The Baseggio Family included wood sculptors, painter, and an architect active mainly near Rovigo.

Giuseppe Baseggio (c. 1727 in Rovigo - August 2, 1775 in Senigallia) was an Italian wood sculptor, active in Northern Italy, mainly in Ferrara and Rovigo. He was part of a large family of artists, who included his father a wood sculptor, Sante Baseggio the Elder (died 1766), his brother the painter Massimino (1737-1813), and his son, the sculptor Sante Baseggio il Giovane. The elder Sante was born in Venice and moved to Rovigo, where he completed the statues of San Bartolomeo and San Benedetto in the church of the Madonna dei Sabbioni, as well as the wooden decoration of the main entrance of the church of the Madonna del Soccorso. From Rovigo he moved to Ferrara.

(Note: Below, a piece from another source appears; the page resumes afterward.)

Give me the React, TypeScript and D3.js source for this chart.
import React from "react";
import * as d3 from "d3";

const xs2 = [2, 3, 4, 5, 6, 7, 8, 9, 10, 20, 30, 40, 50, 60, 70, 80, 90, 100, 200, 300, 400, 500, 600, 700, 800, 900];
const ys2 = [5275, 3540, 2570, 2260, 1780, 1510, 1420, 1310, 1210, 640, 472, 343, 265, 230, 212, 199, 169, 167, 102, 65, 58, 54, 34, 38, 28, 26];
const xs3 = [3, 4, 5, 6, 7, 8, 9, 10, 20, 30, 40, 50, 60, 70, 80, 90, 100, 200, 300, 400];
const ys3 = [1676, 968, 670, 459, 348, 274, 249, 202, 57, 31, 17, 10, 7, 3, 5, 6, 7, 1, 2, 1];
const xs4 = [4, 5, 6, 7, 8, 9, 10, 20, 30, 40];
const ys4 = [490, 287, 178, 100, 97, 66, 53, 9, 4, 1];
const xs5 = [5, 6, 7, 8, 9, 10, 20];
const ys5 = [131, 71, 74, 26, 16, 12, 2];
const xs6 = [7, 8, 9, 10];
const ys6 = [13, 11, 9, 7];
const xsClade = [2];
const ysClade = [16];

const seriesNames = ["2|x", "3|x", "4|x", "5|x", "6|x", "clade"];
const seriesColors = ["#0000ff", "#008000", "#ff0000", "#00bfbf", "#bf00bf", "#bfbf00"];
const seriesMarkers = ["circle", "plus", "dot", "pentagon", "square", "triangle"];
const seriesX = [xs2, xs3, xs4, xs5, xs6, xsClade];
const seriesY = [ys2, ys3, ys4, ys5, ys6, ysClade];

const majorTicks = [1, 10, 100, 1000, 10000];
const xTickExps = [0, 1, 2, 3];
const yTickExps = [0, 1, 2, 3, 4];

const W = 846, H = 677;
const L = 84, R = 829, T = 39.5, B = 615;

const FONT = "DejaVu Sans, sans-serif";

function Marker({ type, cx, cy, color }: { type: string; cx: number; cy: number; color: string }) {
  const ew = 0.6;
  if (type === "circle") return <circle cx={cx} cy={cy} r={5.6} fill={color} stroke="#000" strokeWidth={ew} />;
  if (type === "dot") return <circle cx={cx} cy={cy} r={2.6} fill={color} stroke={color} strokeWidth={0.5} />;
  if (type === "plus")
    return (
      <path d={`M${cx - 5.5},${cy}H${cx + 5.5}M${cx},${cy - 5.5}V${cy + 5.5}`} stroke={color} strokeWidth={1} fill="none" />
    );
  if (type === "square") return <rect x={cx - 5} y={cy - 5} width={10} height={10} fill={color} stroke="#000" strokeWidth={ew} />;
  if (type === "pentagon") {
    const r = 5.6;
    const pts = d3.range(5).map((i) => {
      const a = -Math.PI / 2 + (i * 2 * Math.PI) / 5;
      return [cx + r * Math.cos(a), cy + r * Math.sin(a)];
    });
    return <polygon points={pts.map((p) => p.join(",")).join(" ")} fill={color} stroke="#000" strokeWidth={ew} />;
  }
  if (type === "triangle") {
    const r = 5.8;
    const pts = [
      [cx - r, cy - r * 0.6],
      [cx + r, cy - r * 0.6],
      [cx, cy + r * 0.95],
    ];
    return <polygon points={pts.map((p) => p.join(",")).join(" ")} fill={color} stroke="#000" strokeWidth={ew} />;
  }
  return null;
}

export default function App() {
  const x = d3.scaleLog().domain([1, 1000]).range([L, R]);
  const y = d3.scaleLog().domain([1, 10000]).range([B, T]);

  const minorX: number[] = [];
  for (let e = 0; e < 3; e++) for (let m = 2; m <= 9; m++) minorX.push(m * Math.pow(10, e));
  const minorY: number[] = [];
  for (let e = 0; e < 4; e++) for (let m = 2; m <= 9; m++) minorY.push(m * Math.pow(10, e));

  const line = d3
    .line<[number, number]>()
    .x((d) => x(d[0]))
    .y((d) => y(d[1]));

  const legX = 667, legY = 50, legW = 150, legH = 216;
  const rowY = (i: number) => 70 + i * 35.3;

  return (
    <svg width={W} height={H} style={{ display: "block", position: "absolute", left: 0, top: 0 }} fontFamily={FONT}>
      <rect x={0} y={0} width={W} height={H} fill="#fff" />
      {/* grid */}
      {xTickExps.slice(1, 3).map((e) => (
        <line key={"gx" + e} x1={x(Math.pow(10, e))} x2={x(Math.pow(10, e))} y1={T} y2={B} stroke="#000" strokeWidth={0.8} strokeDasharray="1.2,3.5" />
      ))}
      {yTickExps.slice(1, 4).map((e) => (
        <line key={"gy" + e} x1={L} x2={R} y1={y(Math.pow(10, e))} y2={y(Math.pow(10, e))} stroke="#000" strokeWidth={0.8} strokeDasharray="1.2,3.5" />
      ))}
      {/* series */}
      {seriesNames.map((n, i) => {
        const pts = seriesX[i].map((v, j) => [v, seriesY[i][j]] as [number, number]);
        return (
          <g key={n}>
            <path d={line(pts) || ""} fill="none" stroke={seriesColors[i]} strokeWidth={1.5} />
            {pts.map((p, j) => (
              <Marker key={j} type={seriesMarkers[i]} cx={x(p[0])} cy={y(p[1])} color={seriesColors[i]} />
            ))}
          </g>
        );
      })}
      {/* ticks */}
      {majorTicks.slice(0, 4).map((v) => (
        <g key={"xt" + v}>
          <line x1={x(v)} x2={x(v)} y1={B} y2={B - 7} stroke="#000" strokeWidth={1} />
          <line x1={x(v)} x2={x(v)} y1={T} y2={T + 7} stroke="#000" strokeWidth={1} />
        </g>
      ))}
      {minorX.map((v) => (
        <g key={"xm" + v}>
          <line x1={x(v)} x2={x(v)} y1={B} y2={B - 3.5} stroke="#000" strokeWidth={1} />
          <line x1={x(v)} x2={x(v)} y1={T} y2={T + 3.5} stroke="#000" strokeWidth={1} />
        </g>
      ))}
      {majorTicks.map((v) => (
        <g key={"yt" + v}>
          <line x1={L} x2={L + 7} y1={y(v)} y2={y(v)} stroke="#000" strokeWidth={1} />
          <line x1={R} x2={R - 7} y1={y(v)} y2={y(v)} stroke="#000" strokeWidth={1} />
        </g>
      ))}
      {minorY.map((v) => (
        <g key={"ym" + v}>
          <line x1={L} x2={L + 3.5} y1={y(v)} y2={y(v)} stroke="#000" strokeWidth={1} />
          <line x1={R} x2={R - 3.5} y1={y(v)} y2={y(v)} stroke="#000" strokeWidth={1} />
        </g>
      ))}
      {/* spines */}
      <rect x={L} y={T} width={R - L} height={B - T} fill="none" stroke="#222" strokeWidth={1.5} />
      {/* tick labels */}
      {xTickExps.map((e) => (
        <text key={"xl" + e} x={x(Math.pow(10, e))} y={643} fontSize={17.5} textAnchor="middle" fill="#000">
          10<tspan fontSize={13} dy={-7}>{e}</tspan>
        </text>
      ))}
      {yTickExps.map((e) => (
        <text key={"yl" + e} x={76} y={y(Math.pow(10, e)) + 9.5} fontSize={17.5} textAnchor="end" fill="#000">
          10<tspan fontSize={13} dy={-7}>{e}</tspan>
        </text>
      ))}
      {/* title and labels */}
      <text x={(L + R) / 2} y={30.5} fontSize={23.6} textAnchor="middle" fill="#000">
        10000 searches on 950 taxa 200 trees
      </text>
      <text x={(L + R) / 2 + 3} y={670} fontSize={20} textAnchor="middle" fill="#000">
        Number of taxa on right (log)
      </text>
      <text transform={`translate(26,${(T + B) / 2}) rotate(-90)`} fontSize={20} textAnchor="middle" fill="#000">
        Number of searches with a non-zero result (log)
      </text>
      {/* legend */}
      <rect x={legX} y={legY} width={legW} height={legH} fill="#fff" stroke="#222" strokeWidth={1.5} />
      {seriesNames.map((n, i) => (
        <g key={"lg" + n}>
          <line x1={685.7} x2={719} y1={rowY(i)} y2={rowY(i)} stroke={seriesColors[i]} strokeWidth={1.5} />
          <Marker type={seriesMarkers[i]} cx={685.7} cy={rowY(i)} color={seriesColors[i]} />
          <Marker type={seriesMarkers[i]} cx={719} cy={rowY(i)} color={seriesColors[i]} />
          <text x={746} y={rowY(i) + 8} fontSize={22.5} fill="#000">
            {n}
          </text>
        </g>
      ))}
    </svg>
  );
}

As a young man, Giuseppe after a few years in Ferrara moved back to his native Rovigo. There he completed the pulpit of the church of San Francesco and the statue of the Immaculate Conception for the church of the Concezione. Along with his brother, a painter of quadratura, he completed a number of processional statues and floats for local confraternities.

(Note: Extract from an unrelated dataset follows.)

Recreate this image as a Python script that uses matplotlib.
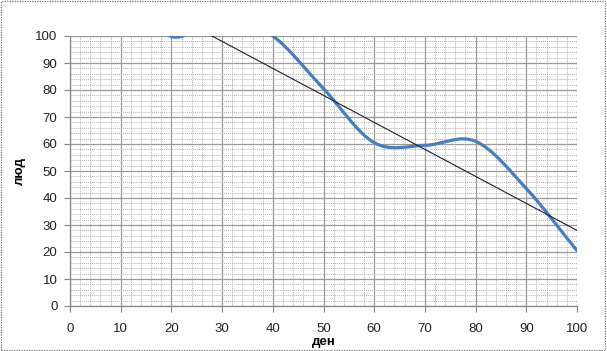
import numpy as np
import matplotlib
matplotlib.use("Agg")
import matplotlib.pyplot as plt
from matplotlib.path import Path
from matplotlib.patches import PathPatch, Rectangle

# values (points above 100 are clipped in the original)
den = [10, 20, 30, 40, 50, 60, 70, 80, 90, 100]
lud = [120, 99.8, 108, 100, 80.5, 60.5, 59.5, 61, 43.5, 20.5]
trend_x = [0, 100]
trend_y = [128, 28]

x_ticks = list(range(0, 101, 10))
y_ticks = list(range(0, 101, 10))

plt.rcParams['font.family'] = ['Liberation Sans', 'DejaVu Sans']

def smooth_path(xs, ys):
    # Excel-like smoothed line: bezier segments with catmull-rom handles
    p = np.column_stack([xs, ys]).astype(float)
    verts = [p[0]]
    codes = [Path.MOVETO]
    n = len(p)
    for i in range(n - 1):
        p0 = p[i - 1] if i > 0 else 2*p[i] - p[i + 1]
        p3 = p[i + 2] if i + 2 < n else 2*p[i + 1] - p[i]
        c1 = p[i] + (p[i + 1] - p0) / 6
        c2 = p[i + 1] - (p3 - p[i]) / 6
        verts += [c1, c2, p[i + 1]]
        codes += [Path.CURVE4] * 3
    return Path(verts, codes)

fig = plt.figure(figsize=(6.07, 3.51), dpi=100)
ax = fig.add_axes([70/607, 1-306/351, 507/607, 270/351])

ax.set_xlim(0, 100)
ax.set_ylim(0, 100)
ax.set_xticks(x_ticks)
ax.set_yticks(y_ticks)
ax.set_xticks(np.arange(0, 101, 2), minor=True)
ax.set_yticks(np.arange(0, 101, 2), minor=True)
ax.grid(which='minor', color='#b4b4b4', linestyle=(0, (1, 1)), linewidth=0.7)
ax.grid(which='major', color='#9a9a9a', linestyle='-', linewidth=0.9)
ax.set_axisbelow(True)
ax.tick_params(which='minor', length=0)
ax.tick_params(which='major', direction='out', length=4, color='#868686',
               labelsize=9.5, labelcolor='#222222', pad=5)
ax.tick_params(axis='x', pad=8)

for s in ['top', 'right']:
    ax.spines[s].set_visible(False)
for s in ['left', 'bottom']:
    ax.spines[s].set_color('#868686')
    ax.spines[s].set_linewidth(0.9)

patch = PathPatch(smooth_path(den, lud), fill=False, edgecolor='#4a7ebb',
                  linewidth=2.3, capstyle='round', zorder=3)
ax.add_patch(patch)
patch.set_clip_path(ax.patch)

ax.plot(trend_x, trend_y, color='#222222', linewidth=0.8, zorder=4)

ax.set_xlabel('ден', fontsize=9.5, fontweight='bold', labelpad=1)
ax.set_ylabel('люд', fontsize=9.5, fontweight='bold', labelpad=7)

fig.patches.append(Rectangle((0.002, 0.003), 0.995, 0.993, transform=fig.transFigure,
                             fill=False, edgecolor='#777777', linestyle=(0, (1, 1)),
                             linewidth=0.9))

fig.savefig('out.png', dpi=100)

Of Giuseppe's three children: Antonio was an engineer, his daughter Anna was a Franciscan nun, but his youngest, Sante the younger (Ferrara, November 1, 1749-?) entered the main family trade of wood working. He had some training in Rome. He labored mainly in Rovigo from 1758 til after 1793. In this town, he helped fashion wooden decorations for the Convent of San Bartolomeo, furniture for the House of Milanovich, and in 1788, helped restore the façade of Teatro Roncale, now Manfredini. He also worked on the interior seating and stage. He created a baldacchino over the main altar of the parish church of Fratta. In 1792, he submitted a wooden model design for the construction of the future La Fenice theater in Venice; however, ultimately Giovanni Antonio Selva’s design was chosen.

Finally, one of Antonio Baseggio's children, also named Sante (1794-1861), was an engineer and architect in Rovigo. He appears to have worked (and is sometimes confused ) with his uncle, in the design and construction of the palazzo dell'Accademia dei Concordi (1814) and the neoclassical Teatro sociale (1818-1819, reconstructed after a fire in 1904).